### RECORD EXCERPTS
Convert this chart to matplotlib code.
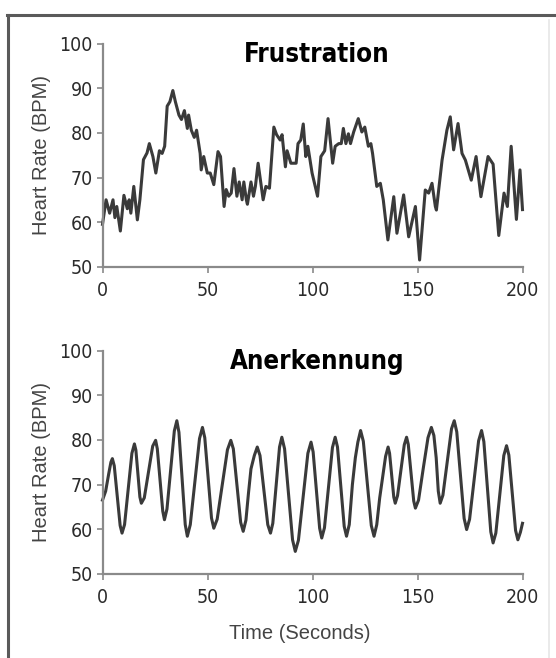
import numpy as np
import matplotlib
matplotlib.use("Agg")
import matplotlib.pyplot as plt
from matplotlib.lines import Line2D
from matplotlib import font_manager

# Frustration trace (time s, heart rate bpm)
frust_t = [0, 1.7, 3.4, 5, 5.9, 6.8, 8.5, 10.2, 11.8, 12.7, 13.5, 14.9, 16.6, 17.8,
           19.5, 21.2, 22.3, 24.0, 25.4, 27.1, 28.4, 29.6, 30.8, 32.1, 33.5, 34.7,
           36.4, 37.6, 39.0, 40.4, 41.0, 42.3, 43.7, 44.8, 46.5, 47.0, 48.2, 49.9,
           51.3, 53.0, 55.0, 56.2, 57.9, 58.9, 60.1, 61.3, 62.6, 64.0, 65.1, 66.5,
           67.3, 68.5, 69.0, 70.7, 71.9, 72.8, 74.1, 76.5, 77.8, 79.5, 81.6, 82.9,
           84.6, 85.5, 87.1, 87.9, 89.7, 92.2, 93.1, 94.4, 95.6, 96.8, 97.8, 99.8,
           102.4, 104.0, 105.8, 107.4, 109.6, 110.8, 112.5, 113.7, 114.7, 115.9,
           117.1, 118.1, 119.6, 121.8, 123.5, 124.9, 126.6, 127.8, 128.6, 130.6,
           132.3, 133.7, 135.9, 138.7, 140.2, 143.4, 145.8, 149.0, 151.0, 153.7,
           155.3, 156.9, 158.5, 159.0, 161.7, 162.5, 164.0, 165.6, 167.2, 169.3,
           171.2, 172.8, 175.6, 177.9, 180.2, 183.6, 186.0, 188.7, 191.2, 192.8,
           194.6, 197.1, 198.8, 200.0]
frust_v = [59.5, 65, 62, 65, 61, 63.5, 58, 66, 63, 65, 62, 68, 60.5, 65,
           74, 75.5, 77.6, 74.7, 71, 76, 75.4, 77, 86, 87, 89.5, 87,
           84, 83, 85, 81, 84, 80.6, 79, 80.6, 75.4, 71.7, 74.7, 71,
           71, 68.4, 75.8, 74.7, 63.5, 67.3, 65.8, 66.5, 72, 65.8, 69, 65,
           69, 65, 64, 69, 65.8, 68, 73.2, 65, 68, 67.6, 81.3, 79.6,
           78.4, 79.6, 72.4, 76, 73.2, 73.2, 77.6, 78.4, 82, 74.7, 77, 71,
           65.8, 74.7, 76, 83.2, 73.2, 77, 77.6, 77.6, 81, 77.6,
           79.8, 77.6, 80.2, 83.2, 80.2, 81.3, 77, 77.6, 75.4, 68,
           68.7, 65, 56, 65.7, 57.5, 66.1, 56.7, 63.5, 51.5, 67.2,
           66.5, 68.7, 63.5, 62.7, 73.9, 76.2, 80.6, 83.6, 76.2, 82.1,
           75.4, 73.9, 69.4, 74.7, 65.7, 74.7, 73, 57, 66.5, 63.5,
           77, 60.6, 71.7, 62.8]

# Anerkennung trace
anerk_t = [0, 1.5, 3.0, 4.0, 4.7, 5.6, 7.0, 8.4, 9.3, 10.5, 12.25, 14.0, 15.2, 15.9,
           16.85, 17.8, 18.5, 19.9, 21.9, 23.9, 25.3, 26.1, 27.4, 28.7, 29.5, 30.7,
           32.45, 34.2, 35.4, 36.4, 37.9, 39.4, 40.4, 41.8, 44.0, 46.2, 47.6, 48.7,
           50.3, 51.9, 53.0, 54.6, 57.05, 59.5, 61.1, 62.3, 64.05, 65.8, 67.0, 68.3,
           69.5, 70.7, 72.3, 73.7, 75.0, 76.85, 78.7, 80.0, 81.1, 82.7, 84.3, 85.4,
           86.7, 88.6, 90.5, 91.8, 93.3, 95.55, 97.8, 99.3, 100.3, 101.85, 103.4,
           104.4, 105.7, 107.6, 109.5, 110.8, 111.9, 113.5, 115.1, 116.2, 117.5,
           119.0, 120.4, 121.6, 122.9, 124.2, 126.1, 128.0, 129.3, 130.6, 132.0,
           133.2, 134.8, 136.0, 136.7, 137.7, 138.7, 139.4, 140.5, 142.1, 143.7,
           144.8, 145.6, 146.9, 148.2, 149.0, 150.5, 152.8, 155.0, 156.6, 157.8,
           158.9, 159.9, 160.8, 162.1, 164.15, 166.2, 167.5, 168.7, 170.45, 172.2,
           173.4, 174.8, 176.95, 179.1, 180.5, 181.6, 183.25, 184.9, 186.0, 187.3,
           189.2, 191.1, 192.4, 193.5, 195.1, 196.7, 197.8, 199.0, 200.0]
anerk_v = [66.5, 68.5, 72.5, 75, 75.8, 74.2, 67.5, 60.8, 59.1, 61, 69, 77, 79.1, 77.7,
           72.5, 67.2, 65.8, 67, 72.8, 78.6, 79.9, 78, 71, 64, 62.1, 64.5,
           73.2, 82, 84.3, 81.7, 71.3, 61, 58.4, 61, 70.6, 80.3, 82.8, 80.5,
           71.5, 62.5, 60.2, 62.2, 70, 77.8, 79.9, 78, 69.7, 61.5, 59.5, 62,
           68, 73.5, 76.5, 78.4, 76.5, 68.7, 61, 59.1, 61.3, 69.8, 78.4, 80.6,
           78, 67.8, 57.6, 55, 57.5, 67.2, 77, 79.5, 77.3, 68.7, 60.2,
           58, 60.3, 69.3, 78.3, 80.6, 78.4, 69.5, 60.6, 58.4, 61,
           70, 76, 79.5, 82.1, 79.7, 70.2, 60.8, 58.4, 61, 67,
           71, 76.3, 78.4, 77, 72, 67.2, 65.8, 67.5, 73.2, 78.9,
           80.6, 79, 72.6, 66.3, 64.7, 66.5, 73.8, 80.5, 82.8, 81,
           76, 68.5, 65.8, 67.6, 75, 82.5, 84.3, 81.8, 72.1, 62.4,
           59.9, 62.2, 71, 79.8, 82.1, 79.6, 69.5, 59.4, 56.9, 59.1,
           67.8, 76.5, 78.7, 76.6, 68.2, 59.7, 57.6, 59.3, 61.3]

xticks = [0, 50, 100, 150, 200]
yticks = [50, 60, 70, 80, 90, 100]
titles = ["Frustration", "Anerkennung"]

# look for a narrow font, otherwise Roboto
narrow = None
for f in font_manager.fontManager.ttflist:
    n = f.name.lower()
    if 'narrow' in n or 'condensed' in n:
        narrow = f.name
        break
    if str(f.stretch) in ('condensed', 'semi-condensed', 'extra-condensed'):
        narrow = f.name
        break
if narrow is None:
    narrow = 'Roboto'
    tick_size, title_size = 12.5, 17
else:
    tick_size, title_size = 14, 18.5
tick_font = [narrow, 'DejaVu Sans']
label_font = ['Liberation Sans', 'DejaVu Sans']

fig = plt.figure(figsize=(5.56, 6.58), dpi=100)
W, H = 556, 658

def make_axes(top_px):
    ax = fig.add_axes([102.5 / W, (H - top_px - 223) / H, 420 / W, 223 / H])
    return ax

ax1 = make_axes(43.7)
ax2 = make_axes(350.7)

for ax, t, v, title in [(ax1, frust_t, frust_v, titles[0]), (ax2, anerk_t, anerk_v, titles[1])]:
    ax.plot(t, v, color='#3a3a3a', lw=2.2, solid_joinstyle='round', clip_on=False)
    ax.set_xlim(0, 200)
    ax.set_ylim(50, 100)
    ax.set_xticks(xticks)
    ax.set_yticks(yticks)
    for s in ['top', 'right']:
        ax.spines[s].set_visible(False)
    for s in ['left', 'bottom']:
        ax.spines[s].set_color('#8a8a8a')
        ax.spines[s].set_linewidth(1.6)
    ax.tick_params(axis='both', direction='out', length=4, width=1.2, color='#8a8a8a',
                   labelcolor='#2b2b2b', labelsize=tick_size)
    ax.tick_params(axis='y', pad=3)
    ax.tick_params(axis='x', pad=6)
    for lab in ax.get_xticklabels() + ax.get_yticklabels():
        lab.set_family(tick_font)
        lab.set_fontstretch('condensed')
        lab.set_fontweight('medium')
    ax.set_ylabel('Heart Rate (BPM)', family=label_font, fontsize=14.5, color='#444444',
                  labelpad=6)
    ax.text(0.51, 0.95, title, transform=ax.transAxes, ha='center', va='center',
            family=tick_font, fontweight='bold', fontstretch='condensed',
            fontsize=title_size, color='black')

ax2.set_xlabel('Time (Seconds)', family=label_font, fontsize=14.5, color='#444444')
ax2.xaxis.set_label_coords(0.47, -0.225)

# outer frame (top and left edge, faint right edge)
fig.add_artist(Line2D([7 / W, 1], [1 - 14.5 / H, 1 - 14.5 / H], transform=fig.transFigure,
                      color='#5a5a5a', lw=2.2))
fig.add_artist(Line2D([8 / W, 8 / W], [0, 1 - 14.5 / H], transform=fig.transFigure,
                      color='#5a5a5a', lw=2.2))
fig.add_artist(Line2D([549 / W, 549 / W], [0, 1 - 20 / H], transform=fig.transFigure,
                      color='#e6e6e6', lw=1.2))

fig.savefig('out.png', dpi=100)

--

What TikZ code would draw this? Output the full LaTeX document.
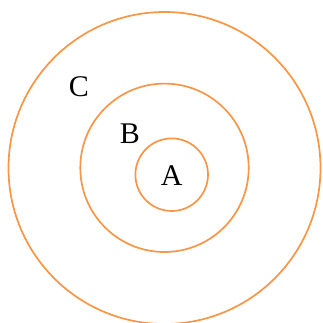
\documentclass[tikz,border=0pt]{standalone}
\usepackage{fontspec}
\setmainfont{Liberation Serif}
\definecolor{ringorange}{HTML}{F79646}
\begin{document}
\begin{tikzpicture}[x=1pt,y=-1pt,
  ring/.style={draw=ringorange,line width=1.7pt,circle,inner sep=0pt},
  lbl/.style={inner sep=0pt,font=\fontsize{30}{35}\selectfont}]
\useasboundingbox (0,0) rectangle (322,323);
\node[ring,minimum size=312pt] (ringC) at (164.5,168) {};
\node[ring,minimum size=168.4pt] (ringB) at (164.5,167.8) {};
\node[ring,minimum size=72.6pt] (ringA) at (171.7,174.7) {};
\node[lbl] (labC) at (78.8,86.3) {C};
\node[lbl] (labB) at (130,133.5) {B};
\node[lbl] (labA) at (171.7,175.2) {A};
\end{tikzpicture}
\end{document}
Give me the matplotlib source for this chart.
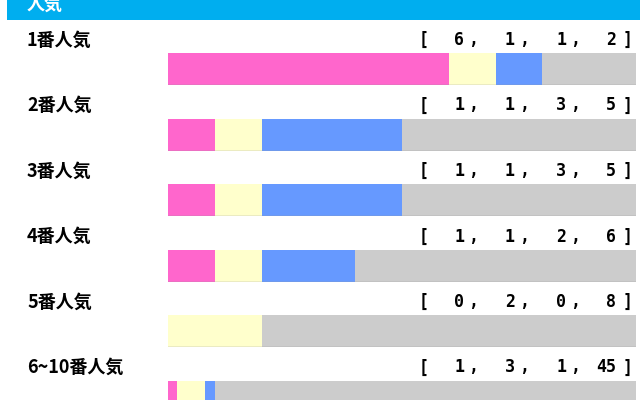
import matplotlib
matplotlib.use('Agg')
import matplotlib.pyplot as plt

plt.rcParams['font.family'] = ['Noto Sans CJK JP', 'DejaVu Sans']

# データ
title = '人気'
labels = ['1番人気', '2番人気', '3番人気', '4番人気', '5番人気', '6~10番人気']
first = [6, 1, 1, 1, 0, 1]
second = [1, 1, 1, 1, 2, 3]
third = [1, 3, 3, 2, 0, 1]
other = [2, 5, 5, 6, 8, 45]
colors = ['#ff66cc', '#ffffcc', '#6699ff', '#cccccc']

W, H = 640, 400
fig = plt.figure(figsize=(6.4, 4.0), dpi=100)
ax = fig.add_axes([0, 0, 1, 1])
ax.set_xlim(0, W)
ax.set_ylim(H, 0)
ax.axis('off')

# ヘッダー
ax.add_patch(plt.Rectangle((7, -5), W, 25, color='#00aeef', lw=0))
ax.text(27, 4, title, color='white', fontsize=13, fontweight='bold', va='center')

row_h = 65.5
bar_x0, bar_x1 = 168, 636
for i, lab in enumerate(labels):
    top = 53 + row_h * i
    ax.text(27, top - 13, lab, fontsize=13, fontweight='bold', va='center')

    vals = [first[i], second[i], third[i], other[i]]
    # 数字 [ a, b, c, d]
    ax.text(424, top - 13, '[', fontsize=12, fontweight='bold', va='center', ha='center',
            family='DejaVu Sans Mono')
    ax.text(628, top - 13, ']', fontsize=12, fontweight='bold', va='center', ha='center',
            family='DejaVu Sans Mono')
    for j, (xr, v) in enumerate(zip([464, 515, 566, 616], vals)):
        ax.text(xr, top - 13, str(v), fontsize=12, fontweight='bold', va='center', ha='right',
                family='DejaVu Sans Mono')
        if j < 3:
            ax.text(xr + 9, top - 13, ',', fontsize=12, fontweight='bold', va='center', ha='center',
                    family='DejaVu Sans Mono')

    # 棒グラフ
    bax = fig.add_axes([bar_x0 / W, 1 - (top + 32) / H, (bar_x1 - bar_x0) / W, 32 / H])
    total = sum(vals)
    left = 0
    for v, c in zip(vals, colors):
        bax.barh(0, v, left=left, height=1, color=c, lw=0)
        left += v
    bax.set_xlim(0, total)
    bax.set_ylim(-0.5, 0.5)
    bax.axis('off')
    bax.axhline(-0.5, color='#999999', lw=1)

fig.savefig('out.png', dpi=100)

### TASK BRIEF
All lines above from the one containing "Convert this chart to matplotlib code." through the one containing "from matplotlib import font_manager" are to be quoted exactly, and only those; pictures are left out.

### TASK SOLUTION
Convert this chart to matplotlib code.
import numpy as np
import matplotlib
matplotlib.use("Agg")
import matplotlib.pyplot as plt
from matplotlib.lines import Line2D
from matplotlib import font_manager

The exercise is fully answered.